Dalam Islam, aturan kepemilikan begitu terperinci. Islam telah membagi kepemilikan harta menjadi tiga bagian, yaitu kepemilikan individu, umum, dan negara. Adapun kepemilikan umum adalah adalah izin Asy-Syari’ kepada suatu komunitas untuk bersama-sama memanfaatkan suatu benda. Artinya, individu tidak boleh memiliki harta benda yang terkategori kepemilikan umum. Akan tetapi, boleh bagi suatu komunitas karena mereka saling membutuhkan.
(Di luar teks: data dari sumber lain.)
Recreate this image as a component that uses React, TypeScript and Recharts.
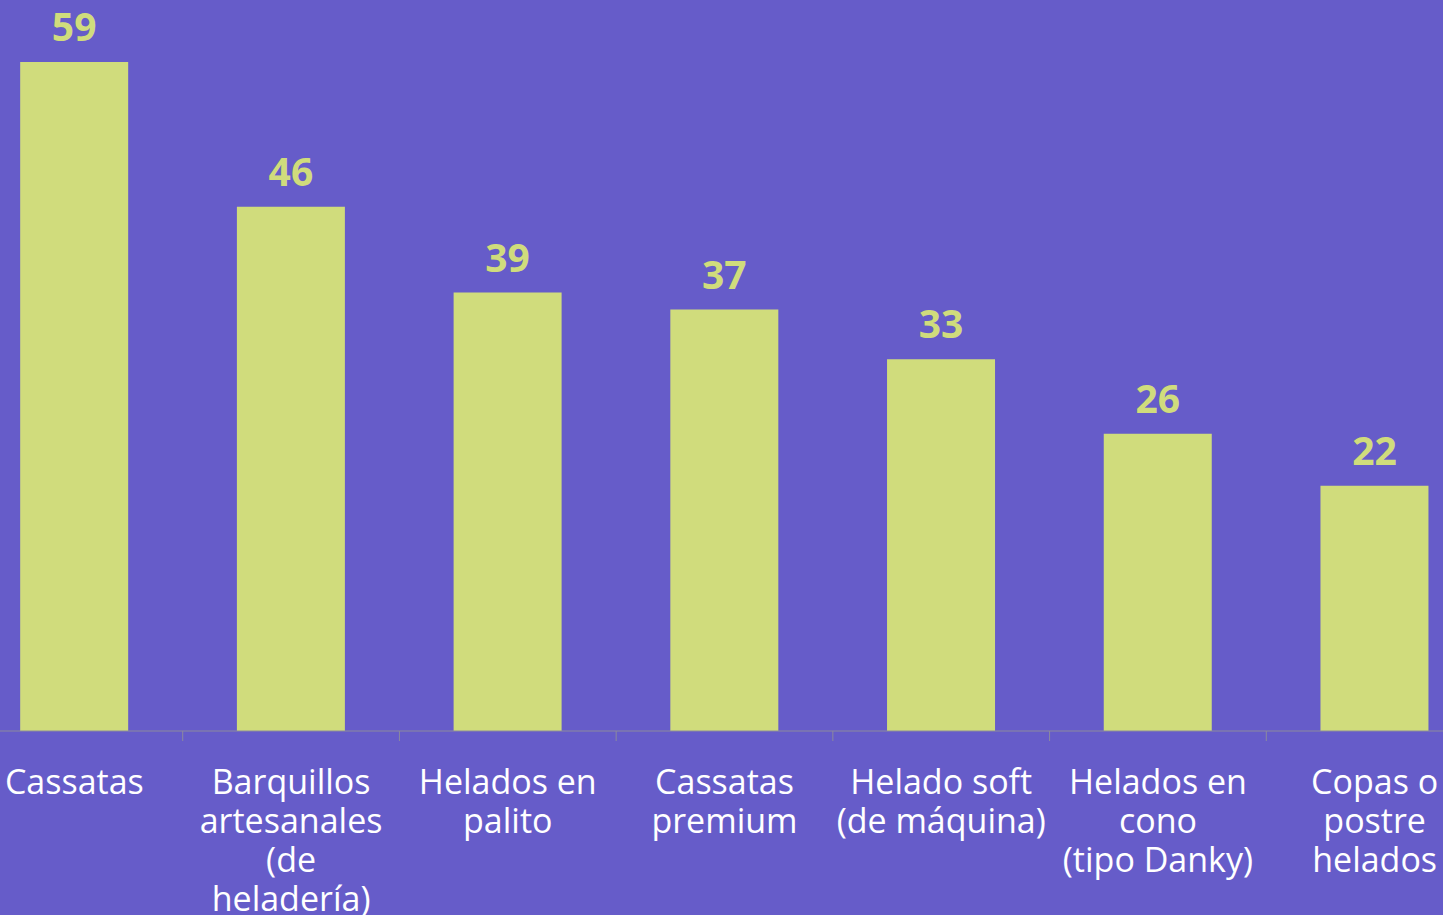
import React from "react";
import { BarChart, Bar, XAxis, YAxis, LabelList } from "recharts";

const categories: string[] = [
  "Cassatas",
  "Barquillos\nartesanales\n(de\nheladería)",
  "Helados en\npalito",
  "Cassatas\npremium",
  "Helado soft\n(de máquina)",
  "Helados en\ncono\n(tipo Danky)",
  "Copas o\npostre\nhelados",
];
const values: number[] = [59.2, 46.4, 38.8, 37.3, 32.9, 26.3, 21.7];
const yDomain: [number, number] = [0, 60];

const data = categories.map((c, i) => ({ name: c, value: values[i] }));

const BG = "#665CC9";
const BAR = "#D0DC7C";
const AXIS = "#8C8A9E";
const FONT = "'Open Sans', sans-serif";

const CHART_W = 1517;
const CHART_H = 915;

const CustomTick = (props: any) => {
  const { x, y, payload } = props;
  const half =
    payload && typeof payload.offset === "number" && payload.offset > 0
      ? payload.offset
      : CHART_W / categories.length / 2;
  const lines = String(payload.value).split("\n");
  return (
    <g>
      <line x1={x - half} y1={y} x2={x - half} y2={y + 10} stroke={AXIS} strokeWidth={1} />
      <text
        x={x}
        y={y + 63}
        textAnchor="middle"
        fill="#FFFFFF"
        fontFamily={FONT}
        fontSize={34}
      >
        {lines.map((l, i) => (
          <tspan key={i} x={x} dy={i === 0 ? 0 : 39}>
            {l}
          </tspan>
        ))}
      </text>
    </g>
  );
};

const ValueLabel = (props: any) => {
  const { x, y, width, value } = props;
  return (
    <text
      x={x + width / 2}
      y={y - 21}
      textAnchor="middle"
      fill={BAR}
      fontFamily={FONT}
      fontWeight={700}
      fontSize={39}
    >
      {Math.round(value)}
    </text>
  );
};

export default function App() {
  return (
    <div
      style={{
        position: "absolute",
        left: 0,
        top: 0,
        width: 1443,
        height: 915,
        overflow: "hidden",
        background: BG,
      }}
    >
      <div style={{ position: "absolute", left: -34, top: 0 }}>
        <BarChart
          width={CHART_W}
          height={CHART_H}
          data={data}
          margin={{ top: 53, right: 0, left: 0, bottom: 34 }}
          barCategoryGap="25%"
        >
          <XAxis
            dataKey="name"
            interval={0}
            height={150}
            tickSize={0}
            tickMargin={0}
            tickLine={false}
            axisLine={{ stroke: AXIS, strokeWidth: 1 }}
            tick={<CustomTick />}
          />
          <YAxis hide domain={yDomain} />
          <Bar dataKey="value" fill={BAR} isAnimationActive={false}>
            <LabelList dataKey="value" content={<ValueLabel />} />
          </Bar>
        </BarChart>
      </div>
    </div>
  );
}
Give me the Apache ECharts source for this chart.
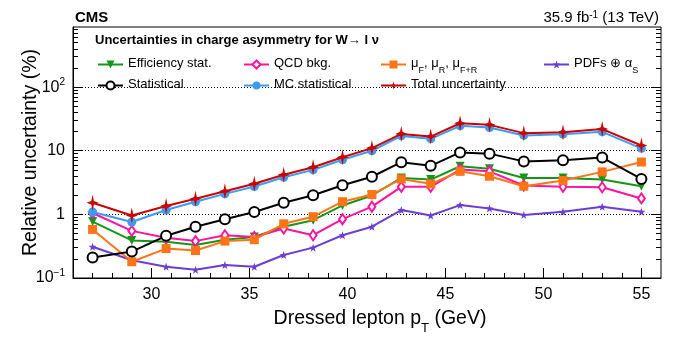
<!DOCTYPE html>
<html><head><meta charset="utf-8">
<script src="https://cdn.jsdelivr.net/npm/echarts@6/dist/echarts.min.js"></script>
<style>html,body{margin:0;padding:0;background:#fff}#c{width:689px;height:339px}</style>
</head><body><div id="c"></div>
<script>
const ptBins = [27, 29, 30.75, 32.25, 33.75, 35.25, 36.75, 38.25, 39.75, 41.25, 42.75, 44.25, 45.75, 47.25, 49, 51, 53, 55];
const effStat = [0.77, 0.39, 0.37, 0.33, 0.40, 0.44, 0.64, 0.81, 1.38, 1.98, 3.74, 3.52, 5.7, 5.2, 3.74, 3.74, 3.52, 2.77];
const qcdBkg = [1.05, 0.55, 0.43, 0.38, 0.47, 0.44, 0.60, 0.47, 0.84, 1.32, 2.71, 2.71, 5.05, 4.75, 2.84, 2.71, 2.67, 1.78];
const scaleUnc = [0.58, 0.18, 0.29, 0.27, 0.38, 0.40, 0.71, 0.92, 1.58, 2.05, 3.6, 3.02, 4.75, 3.97, 2.77, 3.4, 4.65, 6.65];
const pdfUnc = [0.31, 0.19, 0.15, 0.135, 0.16, 0.15, 0.23, 0.30, 0.47, 0.64, 1.17, 0.96, 1.4, 1.24, 0.98, 1.1, 1.32, 1.1];
const statUnc = [0.21, 0.26, 0.46, 0.64, 0.84, 1.09, 1.52, 2.0, 2.87, 3.9, 6.6, 5.8, 9.4, 9.0, 6.8, 7.1, 7.8, 3.6];
const mcStat = [1.09, 0.76, 1.17, 1.58, 2.1, 2.74, 3.83, 5.0, 7.2, 10, 17.1, 15.4, 24.6, 23.2, 17.4, 18.2, 19.8, 10.9];
const totalUnc = [1.52, 0.96, 1.35, 1.76, 2.31, 3.02, 4.2, 5.5, 7.9, 11, 18.4, 16.7, 27, 25.5, 18.9, 19.6, 21.9, 12.1];

const xMajor = [30, 35, 40, 45, 50, 55];
const xMinor = [27,28,29,31,32,33,34,36,37,38,39,41,42,43,44,46,47,48,49,51,52,53,54];
const yMajor = [0.1, 1, 10, 100];
const yMinor = [0.2,0.3,0.4,0.5,0.6,0.7,0.8,0.9,2,3,4,5,6,7,8,9,20,30,40,50,60,70,80,90,200,300,400,500,600,700,800];
const yLabelText = {0.1: '{b|10}{s|−1}', 1: '{b|1}', 10: '{b|10}', 100: '{b|10}{s|2}'};

const FONT = 'Liberation Sans';
const YMIN = 0.1, YMAX = 880, XMIN = 26, XMAX = 56;

const STAR5 = 'path://M0,-10 L2.35,-3.24 L9.51,-3.09 L3.8,1.24 L5.88,8.09 L0,4 L-5.88,8.09 L-3.8,1.24 L-9.51,-3.09 L-2.35,-3.24 Z';
const STAR4 = 'path://M0,-10 L2.2,-2.2 L10,0 L2.2,2.2 L0,10 L-2.2,2.2 L-10,0 L-2.2,-2.2 Z';

const seriesDefs = [
  {name: 'Efficiency stat.', data: effStat, color: '#14961a', symbol: 'triangle', size: 9, rotate: 180, z: 3},
  {name: 'QCD bkg.', data: qcdBkg, color: '#ff14a0', symbol: 'emptyDiamond', size: [7, 10], z: 3},
  {name: 'scale', data: scaleUnc, color: '#ff7418', symbol: 'rect', size: 9, z: 4},
  {name: 'pdf', data: pdfUnc, color: '#6a3fd2', symbol: STAR5, size: 8, z: 3},
  {name: 'Statistical', data: statUnc, color: '#000000', symbol: 'emptyCircle', size: 10, z: 5},
  {name: 'MC statistical', data: mcStat, color: '#3d9cf2', symbol: 'circle', size: 9, z: 6},
  {name: 'Total uncertainty', data: totalUnc, color: '#cc0000', symbol: STAR4, size: [12, 16], z: 7}
];

const series = seriesDefs.map(d => ({
  name: d.name, type: 'line', xAxisIndex: 0, yAxisIndex: 0,
  data: ptBins.map((x, i) => [x, d.data[i]]),
  symbol: d.symbol, symbolSize: d.size, symbolRotate: d.rotate || 0,
  showSymbol: true, z: d.z, animation: false,
  lineStyle: {color: d.color, width: 2},
  itemStyle: {color: d.color, borderColor: d.color, borderWidth: d.symbol.indexOf('empty') === 0 ? 1.1 : 0},
  emphasis: {disabled: true}
}));

const legendFmt = {
  'scale': '{m|μ}{s|F}{m|, μ}{s|R}{m|, μ}{s|F+R}',
  'pdf': '{m|PDFs ⊕ α}{s|S}'
};
const legendPos = [
  ['Efficiency stat.', 92, 61], ['QCD bkg.', 238, 61], ['scale', 375, 61], ['pdf', 538, 61],
  ['Statistical', 92, 82], ['MC statistical', 238, 82], ['Total uncertainty', 375, 82]
];
const legends = legendPos.map(([n, x, y]) => ({
  data: [n], left: x, top: y - 9, itemWidth: 25, itemHeight: 10, itemGap: 0,
  selectedMode: false,
  formatter: legendFmt[n] ? () => legendFmt[n] : '{m|{name}}',
  textStyle: {
    fontFamily: FONT, color: '#000', fontSize: 13,
    rich: {
      m: {fontFamily: FONT, fontSize: 13, color: '#000', lineHeight: 15, verticalAlign: 'top'},
      s: {fontFamily: FONT, fontSize: 9, color: '#000', lineHeight: 9, padding: [9, 0, 0, 0], verticalAlign: 'top'}
    }
  }
}));

function tickAxis(pos, values, len, extra) {
  return Object.assign({
    type: pos === 'left' || pos === 'right' ? 'log' : 'value',
    position: pos, gridIndex: 0,
    axisLine: {show: false}, axisLabel: {show: false}, splitLine: {show: false},
    axisTick: {show: true, inside: true, length: len, customValues: values, lineStyle: {color: '#000', width: 1}},
    silent: true
  }, extra);
}

const option = {
  animation: false,
  backgroundColor: '#fff',
  grid: {left: 73, right: 28, top: 27, bottom: 61, outerBoundsMode: 'none', containLabel: false,
    show: true, borderColor: '#000', borderWidth: 1, backgroundColor: 'transparent'},
  title: [
    {text: 'CMS', left: 70, top: 5, textStyle: {fontFamily: FONT, fontWeight: 'bold', fontSize: 15, color: '#000'}},
    {text: '{a|35.9 fb}{s|-1}{a| (13 TeV)}', right: 25, top: 5,
      textStyle: {fontWeight: 'normal', rich: {
        a: {fontFamily: FONT, fontSize: 15, fontWeight: 'normal', color: '#000', lineHeight: 18, verticalAlign: 'top'},
        s: {fontFamily: FONT, fontSize: 10, fontWeight: 'normal', color: '#000', lineHeight: 10, verticalAlign: 'top'}
      }}},
    {text: 'Uncertainties in charge asymmetry for W→ l ν', left: 90, top: 29,
      textStyle: {fontFamily: FONT, fontWeight: 'bold', fontSize: 13, color: '#000'}}
  ],
  legend: legends,
  xAxis: [
    {
      type: 'value', min: XMIN, max: XMAX, position: 'bottom', gridIndex: 0,
      name: '{n|Dressed lepton p}{t|T}{n| (GeV)}', nameLocation: 'middle', nameGap: 31, nameMoveOverlap: false,
      nameTextStyle: {padding: [0, 0, 0, 26], rich: {
        n: {fontFamily: FONT, fontSize: 19.5, color: '#000', lineHeight: 22, verticalAlign: 'top'},
        t: {fontFamily: FONT, fontSize: 13, color: '#000', lineHeight: 13, padding: [13, 0, 0, 0], verticalAlign: 'top'}
      }},
      axisLine: {show: true, lineStyle: {color: '#000', width: 1}},
      axisTick: {show: true, inside: true, length: 10, customValues: xMajor, lineStyle: {color: '#000'}},
      axisLabel: {customValues: xMajor, fontFamily: FONT, fontSize: 16, color: '#000', margin: 9},
      splitLine: {show: false}
    },
    tickAxis('bottom', xMinor, 5, {min: XMIN, max: XMAX})
  ],
  yAxis: [
    {
      type: 'log', logBase: 10, min: YMIN, max: YMAX, position: 'left', gridIndex: 0,
      name: 'Relative uncertainty (%)', nameLocation: 'middle', nameGap: 32, nameMoveOverlap: false,
      nameTextStyle: {fontFamily: FONT, fontSize: 19.5, color: '#000'},
      axisLine: {show: true, lineStyle: {color: '#000', width: 1}},
      axisTick: {show: true, inside: true, length: 10, customValues: yMajor, lineStyle: {color: '#000'}},
      axisLabel: {customValues: yMajor, margin: 8, formatter: v => yLabelText[v] || '',
        rich: {
          b: {fontFamily: FONT, fontSize: 16, color: '#000', lineHeight: 20},
          s: {fontFamily: FONT, fontSize: 10, color: '#000', lineHeight: 10, verticalAlign: 'top'}
        }},
      splitLine: {show: true, lineStyle: {color: '#000', width: 1, type: [1, 2]}}
    },
    tickAxis('left', yMinor, 5, {min: YMIN, max: YMAX, logBase: 10}),
    tickAxis('right', yMajor, 10, {min: YMIN, max: YMAX, logBase: 10}),
    tickAxis('right', yMinor, 5, {min: YMIN, max: YMAX, logBase: 10})
  ],
  series: series
};

const chart = echarts.init(document.getElementById('c'), null, {renderer: 'canvas'});
chart.setOption(option);
</script></body></html>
Oleh karenanya, privatisasi atas kepemilikan umum adalah haram dalam Islam. Harta yang menjadi kepemilikan umum terbagi menjadi tiga jenis, yaitu barang kebutuhan umum, barang tambang yang besar, dan sumber daya alam yang sifat pembentukannya menghalangi untuk individu miliki. Adapun minyak termasuk barang tambang melimpah sehingga haram dikuasai perorangan ataupun swasta. Negara haram menjualnya pada asing apa pun alasannya. Khilafah hanya sebagai pengelolanya yang kemudian akan didistribusikan kepada rakyat.
Sementara pemimpin yang amanah dan memiliki kapabilitas yang mumpuni akan benar-benar mengelola dan menjaga harta kepemilikan umum untuk rakyat. Berbagai kecelakaan akan terantisipasi sedemikian rupa agar tak sampai terjadi, kalaupun terjadi, maka Khilafah akan segera menyelesaikannya. Demikianlah Islam menyelesaikan berbagai persoalan. Saatnya kaum Muslim dan penguasa Muslim merevolusi diri dan aturan dengan syariat Islam.
Wallahu a'lam bishowab
Posting Komentar untuk "Kilang Minyak Pertamina Terbakar, BUMN Terkapar"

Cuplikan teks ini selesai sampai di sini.